* Instructions for the task
Would you repeat the listing exactly but omit every picture?

==== Data ====

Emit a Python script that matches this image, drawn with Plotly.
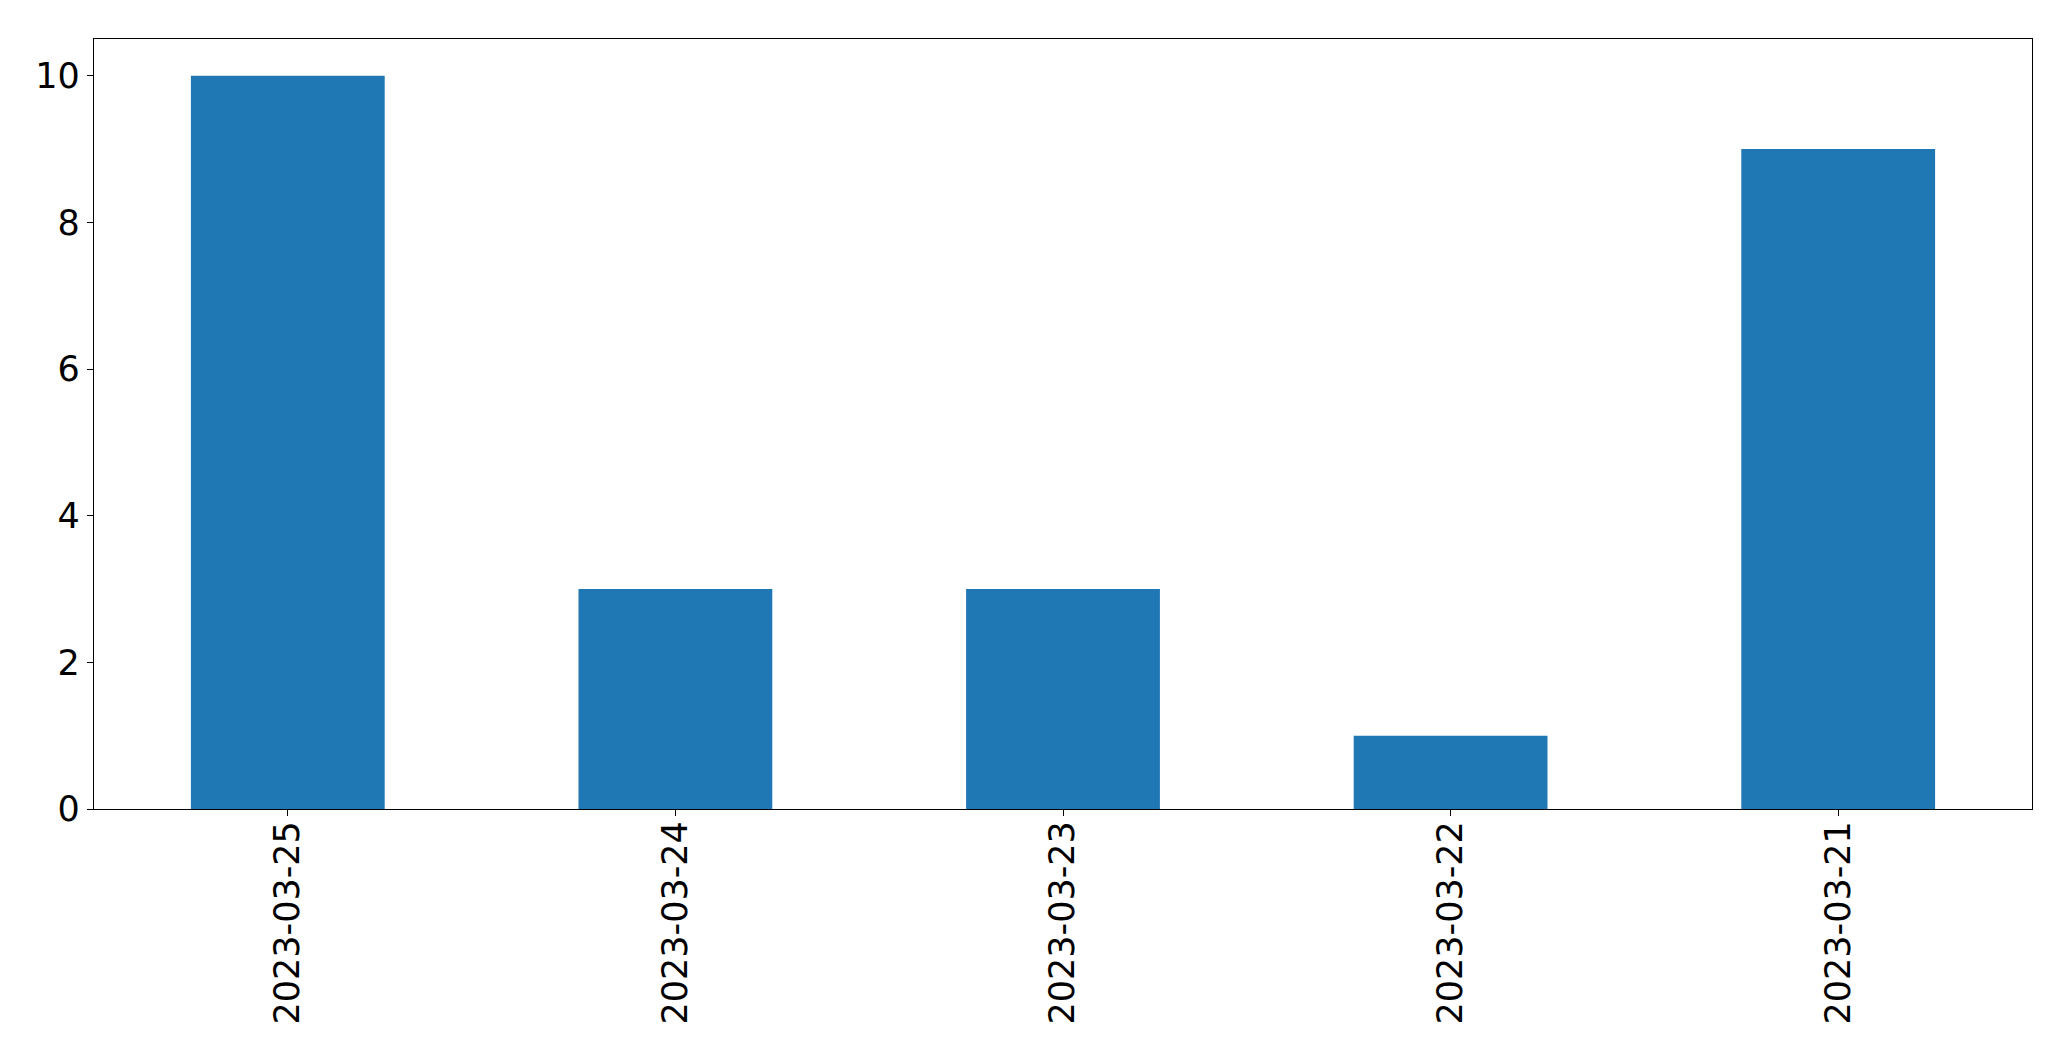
import plotly.graph_objects as go

dates = ["2023-03-25", "2023-03-24", "2023-03-23", "2023-03-22", "2023-03-21"]
counts = [10, 3, 3, 1, 9]

fig = go.Figure(go.Bar(x=dates, y=counts, marker=dict(color="#1f77b4", line=dict(width=0)), width=0.5))

fig.update_layout(
    width=2063, height=1053,
    margin=dict(l=86, r=39, t=31, b=252),
    plot_bgcolor="white", paper_bgcolor="white",
    font=dict(family="DejaVu Sans", size=35, color="black"),
    showlegend=False,
)
fig.update_xaxes(
    type="category", range=[-0.5, 4.5], tickangle=-90,
    showline=True, linecolor="black", linewidth=1.3, mirror=True,
    ticks="outside", ticklen=6, tickcolor="black", tickwidth=1.3,
    showgrid=False, zeroline=False, ticklabelstandoff=-9,
)
fig.update_yaxes(
    range=[0, 10.5], tickvals=[0, 2, 4, 6, 8, 10],
    showline=True, linecolor="black", linewidth=1.3, mirror=True,
    ticks="outside", ticklen=6, tickcolor="black", tickwidth=1.3,
    showgrid=False, zeroline=False,
)
fig.write_html("out.html")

====

* Result of this task
Emit a Python script that matches this image, drawn with Plotly.
import plotly.graph_objects as go

dates = ["2023-03-25", "2023-03-24", "2023-03-23", "2023-03-22", "2023-03-21"]
counts = [10, 3, 3, 1, 9]

fig = go.Figure(go.Bar(x=dates, y=counts, marker=dict(color="#1f77b4", line=dict(width=0)), width=0.5))

fig.update_layout(
    width=2063, height=1053,
    margin=dict(l=86, r=39, t=31, b=252),
    plot_bgcolor="white", paper_bgcolor="white",
    font=dict(family="DejaVu Sans", size=35, color="black"),
    showlegend=False,
)
fig.update_xaxes(
    type="category", range=[-0.5, 4.5], tickangle=-90,
    showline=True, linecolor="black", linewidth=1.3, mirror=True,
    ticks="outside", ticklen=6, tickcolor="black", tickwidth=1.3,
    showgrid=False, zeroline=False, ticklabelstandoff=-9,
)
fig.update_yaxes(
    range=[0, 10.5], tickvals=[0, 2, 4, 6, 8, 10],
    showline=True, linecolor="black", linewidth=1.3, mirror=True,
    ticks="outside", ticklen=6, tickcolor="black", tickwidth=1.3,
    showgrid=False, zeroline=False,
)
fig.write_html("out.html")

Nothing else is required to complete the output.